We've already published several articles covering some of these topics, so if you'd like to see these annotations on practical hands-on examples, these are a great start:

@EnableConfigServer

Spring Cloud introduces us to several useful tools, each needing some sort of configuration.

If we're using multiple tools, it would be logical to store all configuration details in a single place, similar to an application.properties file.

To do this, we annotate a class with the @EnableConfigServer annotation, applied on class-level:

@SpringBootApplication
@EnableConfigServer
public class SomeApplication {
    public static void main(String[] args) {
        SpringApplication.run(SomeApplication.class, args);
    }
}

This annotation tells Spring where to search for configurations and by creating a centralized server configuration like this, other applications can talk to it via it's port - which by default is 8080.

@EnableEurekaServer

When developing a project with a microservice architecture, especially when there's numerous services that should be working together, we're faced with a problem. The way these services talk to each other.

We could hardcode all the names and ports in a property file but this is bad practice and isn't scalable at all. Even if we did, what happens when there are multiple instances of a service? Which one responds to the request?

To solve these, we can rely on Service Discovery via Eureka.
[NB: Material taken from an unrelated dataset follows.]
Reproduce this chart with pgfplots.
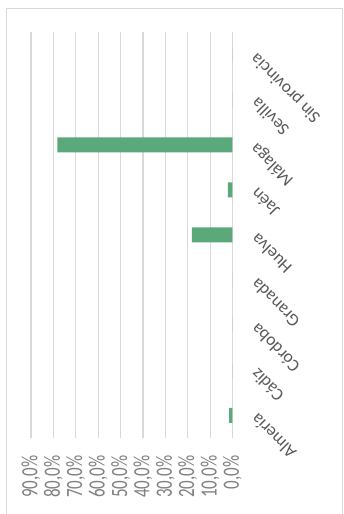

Very similar to the @EnableConfigServer annotation, we'll make a Eureka server by annotating a class with @EnableEurekaServer, which can now be used to lookup other services registered to it and manage them:

@SpringBootApplication
@EnableEurekaServer
public class SomeApplication {
    public static void main(String[] args) {
        SpringApplication.run(SomeApplication.class, args);
    }
}

@EnableEurekaClient

A Eureka Server is nothing without its services. Each service that we want to put on the radar for our server should be annotated with the @EnableEurekaClient annotation.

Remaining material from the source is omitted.